In 1989, he and former University of Notre Dame President Theodore Hesburgh were named the founding co-chairmen of the Knight Commission on Intercollegiate Athletics. Under their leadership, the commission pushed for more control of athletics by university presidents, rigorous academic standards for athletes and certifying athletic departments that run their sports programs in a fiscally responsible, equitable and ethical manner.
Friday stepped down from the Knight Commission in 2005, and the NCAA presented him with the Gerald R. Ford Award for his leadership and advocacy.
“Bill Friday has been a prominent and important figure in public affairs for many years and his career has had a major impact on higher education over the past 60 years,” then-NCAA President Myles Brand said in announcing the award.
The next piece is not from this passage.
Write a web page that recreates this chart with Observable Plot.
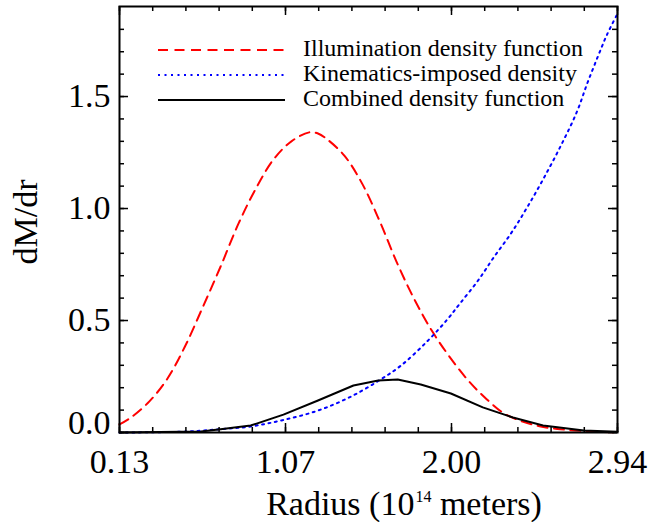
<!DOCTYPE html>
<html>
<head>
<meta charset="utf-8">
<script src="https://cdn.jsdelivr.net/npm/d3@7"></script>
<script src="https://cdn.jsdelivr.net/npm/@observablehq/plot@0.6"></script>
<style>
  html, body { margin: 0; padding: 0; background: #fff; }
  #chart { width: 649px; height: 522px; }
  #chart svg, #chart svg text, #chart svg tspan { font-family: "Liberation Serif", "Times New Roman", Times, "DejaVu Serif", serif !important; }
</style>
</head>
<body>
<div id="chart"></div>
<script>
// Illumination density function (red dashed)
const illumR = [0.13,0.20,0.30,0.40,0.50,0.60,0.70,0.80,0.90,1.00,1.10,1.20,1.25,1.30,1.40,1.50,1.60,1.70,1.80,1.90,2.00,2.10,2.20,2.30,2.40,2.50,2.60,2.70,2.80,2.94];
const illumV = [0.036,0.07,0.14,0.24,0.385,0.56,0.74,0.93,1.09,1.22,1.30,1.34,1.335,1.31,1.235,1.11,0.94,0.75,0.585,0.445,0.33,0.23,0.15,0.085,0.05,0.028,0.016,0.009,0.004,0.0];
// Kinematics-imposed density (blue dotted)
const kinR = [0.13,0.30,0.50,0.70,0.87,1.05,1.25,1.43,1.59,1.72,1.87,1.98,2.05,2.15,2.24,2.34,2.43,2.52,2.62,2.71,2.77,2.83,2.88,2.94];
const kinV = [0.0,0.001,0.004,0.015,0.027,0.055,0.098,0.158,0.230,0.300,0.410,0.505,0.575,0.675,0.780,0.890,1.005,1.130,1.280,1.430,1.560,1.680,1.775,1.870];
// Combined density function (black solid)
const combR = [0.13,0.59,0.70,0.87,1.055,1.25,1.45,1.59,1.70,1.83,2.00,2.18,2.35,2.52,2.75,2.94];
const combV = [0.0,0.004,0.015,0.031,0.080,0.143,0.210,0.232,0.237,0.214,0.174,0.112,0.067,0.031,0.009,0.003];

// Axis ticks
const xTicks = [0.13, 1.0667, 2.0033, 2.94];
const xTickLabels = ["0.13", "1.07", "2.00", "2.94"];
const yTicks = [0, 0.5, 1.0, 1.5];
const yTickLabels = ["0.0", "0.5", "1.0", "1.5"];
const xDomain = [0.13, 2.94];
const yDomain = [0, 1.902];

const seriesNames = ["Illumination density function", "Kinematics-imposed density", "Combined density function"];
const xTitle = ["Radius (10", "14", " meters)"];
const yTitle = "dM/dr";

const illum = illumR.map((r, i) => ({r, v: illumV[i]}));
const kin = kinR.map((r, i) => ({r, v: kinV[i]}));
const comb = combR.map((r, i) => ({r, v: combV[i]}));

const xMinor = d3.range(16).map(i => xDomain[0] + i * (xDomain[1] - xDomain[0]) / 15);
const yMinor = d3.range(19).map(i => i * 0.1);

const W = 649, H = 522;
const mL = 119, mR = 32, mT = 6, mB = 90;
const pw = W - mL - mR, ph = H - mT - mB;
const major = 9, minor = 5;
const ff = "'Liberation Serif', 'Times New Roman', Times, serif";

const tickStyle = {stroke: "black", strokeWidth: 1.5};
const yLab = yTicks.map((v, i) => ({v, label: yTickLabels[i]}));

const svg = Plot.plot({
  width: W, height: H,
  marginLeft: mL, marginRight: mR, marginTop: mT, marginBottom: mB,
  style: {fontFamily: ff, background: "white", color: "black"},
  x: {domain: xDomain},
  y: {domain: yDomain, axis: null},
  marks: [
    Plot.line(illum, {x: "r", y: "v", stroke: "#ff0000", strokeWidth: 2, strokeDasharray: "10,6.5", curve: "catmull-rom"}),
    Plot.line(kin, {x: "r", y: "v", stroke: "#0000ff", strokeWidth: 2, strokeDasharray: "2,4.5", curve: "catmull-rom"}),
    Plot.line(comb, {x: "r", y: "v", stroke: "black", strokeWidth: 2}),
    // inward ticks, bottom & top
    Plot.tickX(xTicks, {x: d => d, insetTop: ph - major, ...tickStyle}),
    Plot.tickX(xTicks, {x: d => d, insetBottom: ph - major, ...tickStyle}),
    Plot.tickX(xMinor, {x: d => d, insetTop: ph - minor, ...tickStyle}),
    Plot.tickX(xMinor, {x: d => d, insetBottom: ph - minor, ...tickStyle}),
    // inward ticks, left & right
    Plot.tickY(yTicks, {y: d => d, insetRight: pw - major, ...tickStyle}),
    Plot.tickY(yTicks, {y: d => d, insetLeft: pw - major, ...tickStyle}),
    Plot.tickY(yMinor, {y: d => d, insetRight: pw - minor, ...tickStyle}),
    Plot.tickY(yMinor, {y: d => d, insetLeft: pw - minor, ...tickStyle}),
    Plot.axisX({ticks: xTicks, tickFormat: d => xTickLabels[xTicks.indexOf(d)], tickSize: 0, tickPadding: 16, fontSize: 34, label: null}),
    // y tick labels (the 0.0 label sits slightly raised, as in the reference)
    Plot.text(yLab.slice(1), {y: "v", text: "label", frameAnchor: "left", textAnchor: "end", dx: -9, fontSize: 34}),
    Plot.text(yLab.slice(0, 1), {y: "v", text: "label", frameAnchor: "left", textAnchor: "end", dx: -9, dy: -9, fontSize: 34}),
    Plot.frame({stroke: "black", strokeWidth: 2})
  ]
});

const s = d3.select(svg);

// y-axis title
s.append("text")
  .attr("transform", "translate(37,222) rotate(-90)")
  .attr("text-anchor", "middle")
  .attr("font-family", ff).attr("font-size", 34).attr("fill", "black")
  .text(yTitle);

// x-axis title with superscript
const xt = s.append("text")
  .attr("x", 404).attr("y", 515)
  .attr("text-anchor", "middle")
  .attr("font-family", ff).attr("font-size", 34).attr("fill", "black");
xt.append("tspan").text(xTitle[0]);
xt.append("tspan").attr("font-size", 16).attr("dy", -13).attr("dx", 1).text(xTitle[1]);
xt.append("tspan").attr("dy", 13).text(xTitle[2]);

// legend
const leg = s.append("g").attr("font-family", ff).attr("font-size", 24).attr("fill", "black").attr("text-anchor", "start");
const legStyles = [
  {stroke: "#ff0000", dash: "10,6.5"},
  {stroke: "#0000ff", dash: "2,4.5"},
  {stroke: "black", dash: null}
];
seriesNames.forEach((name, i) => {
  const yb = 56 + i * 25;
  const ln = leg.append("line")
    .attr("x1", 158).attr("x2", 285)
    .attr("y1", yb - 6).attr("y2", yb - 6)
    .attr("stroke", legStyles[i].stroke).attr("stroke-width", 2);
  if (legStyles[i].dash) ln.attr("stroke-dasharray", legStyles[i].dash);
  leg.append("text").attr("x", 303).attr("y", yb).attr("text-anchor", "start").text(name);
});

document.getElementById("chart").appendChild(svg);
</script>
</body>
</html>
Liz Clarke, a reporter with The Washington Post, interviewed Friday about a week before his death and discussed the problems that continue to plague college sports. The agent and academic fraud scandals involving the UNC-Chapel Hill football team undoubtedly broke his heart, she said, yet he remained optimistic.
"I see a change," Clarke quoted Friday as saying. "North Carolina is going to set an example for the rest of the nation in how to raise standards and uphold standards."
Even in his final years, Friday's name carried clout in the UNC system. He joined several former members of the UNC Board of Governors in 2011 to lobby against what they saw as excessive tuition increases. Several campuses asked to raise tuition by double-digit percentages over several years, which Friday and the other said violated North Carolina's constitutional guarantee to keep higher education as affordable as possible.
His influence on North Carolina education also has been cast in bricks and mortar. A middle school in his hometown of Dallas is named in his honor, as are the William and Ida Friday Institute for Educational Innovation at N.C. State and the William and Ida Friday Center for Continuing Education at UNC-Chapel Hill.
"I think the university experience ... is to hope you keep saying to yourself, 'I want to make a difference.' That is what we're here for, to contribute," Friday said in 1999 interview.